Quanto reservar (sem inventar números mágicos)
Há percentagens que se repetem por um motivo, mas não servem todas as casas da mesma forma. A lógica é simples: quanto mais demolição e mais infraestruturas mexidas, maior a margem.
- Obra leve (pintura, pavimentos, pequenas carpintarias): 5–10%
- Renovação média (cozinha/banho com alguma demolição): 10–15%
- Renovação profunda (instalações novas, paredes, estrutura, humidades): 15–20%
Se isto te parece “muito”, pensa no contrário: uma obra com contingências em falta transforma 2.000€ em quatro decisões más - e as decisões más ficam na casa durante anos.
O que deve entrar na contingência (e o que não deve)
A forma mais limpa de usar contingência é tratar como um fundo com regras, não como um saco aberto.
Entra na contingência: - Reparação de danos descobertos (humidade, apodrecimento, prumo/desníveis) - Ajustes técnicos por incompatibilidade (tubagens, esgotos, ventilação, elétrica) - Trabalhos adicionais exigidos por norma/segurança quando se abre (ex.: quadro, diferenciais, aterramento) - Custos de reposição por materiais descontinuados ou incompatíveis com o existente
Não entra na contingência (idealmente fica em rubrica própria): - Upgrades de escolha (mais caro porque “gostei mais”) - Alterações de layout decididas a meio - Mobiliário e decoração “se der” - “Extras” que já sabes que queres mas não queres admitir ao orçamento
Este corte é o que impede a contingência de desaparecer em tentações.

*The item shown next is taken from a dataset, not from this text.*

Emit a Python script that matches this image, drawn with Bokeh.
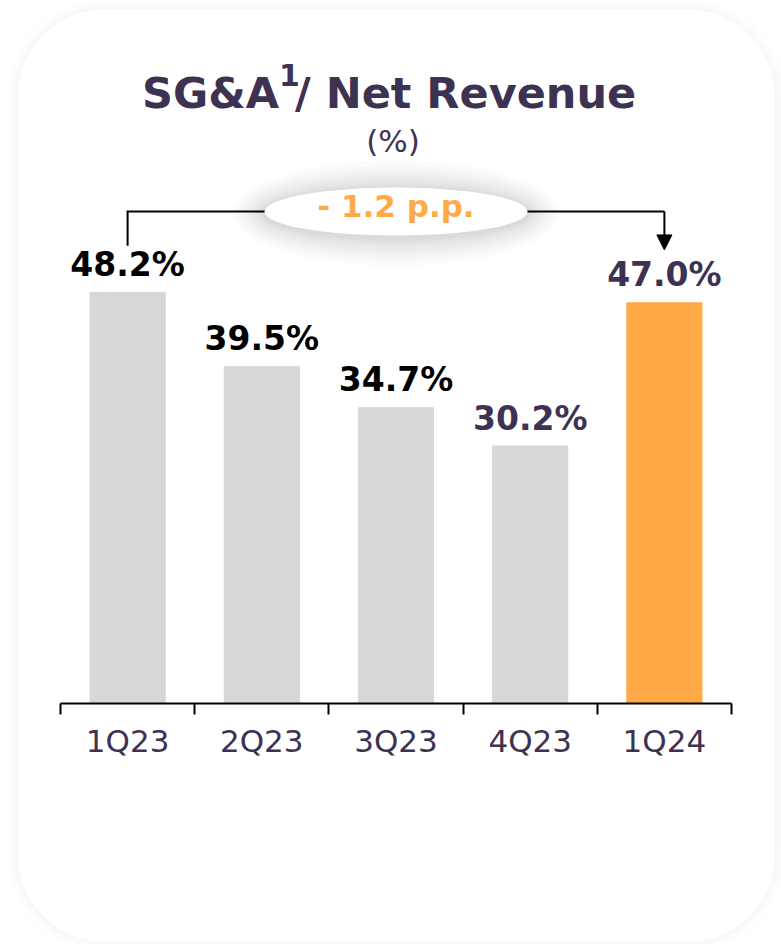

O truque que evita discussões: pré-decidir o “gatilho”
O conflito típico é este: aparece um problema, o empreiteiro pede mais, e tu sentes que estás a ser empurrado. Dá para reduzir isto com um acordo simples antes de começar.
Define por escrito: 1. O que é imprevisto (descobertas não visíveis na visita técnica). 2. Como se aprova (orçamento extra curto + fotos + impacto em prazo). 3. A partir de que valor precisa da tua aprovação formal (ex.: tudo acima de 150€). 4. O que acontece se a contingência acabar (prioridades: segurança > estanqueidade > funcionalidade > estética).
Parece burocracia, mas é paz. E paz numa obra vale dinheiro.
Um mini-checklist para o teu orçamento aguentar pancadas
- Inclui uma linha explícita: “Contingência”.
- Separa mão de obra, materiais e transporte/desperdícios (o entulho é sempre mais do que imaginas).
- Reserva margem para prazo: mais dias = mais custos indiretos (e mais vida em suspenso).
- Não assumes “aproveitar o existente” sem confirmar compatibilidades (altura, espessura, ligações).
- Pede ao empreiteiro uma lista do que não está incluído. Essa lista costuma ser onde mora a surpresa.
O sinal mais claro de risco: quando o orçamento parece “limpo” demais
Um orçamento sem contingência é muitas vezes um orçamento a tentar ganhar-te pelo preço, não pela robustez. E um orçamento demasiado “certinho” numa casa real costuma esconder uma coisa: o custo foi empurrado para o futuro, para os “extras” inevitáveis.
Se queres uma obra previsível, não é com promessas que se consegue. É com margem, regras e um plano que assume a realidade: paredes abrem, casas falam, e quase nunca dizem coisas baratas.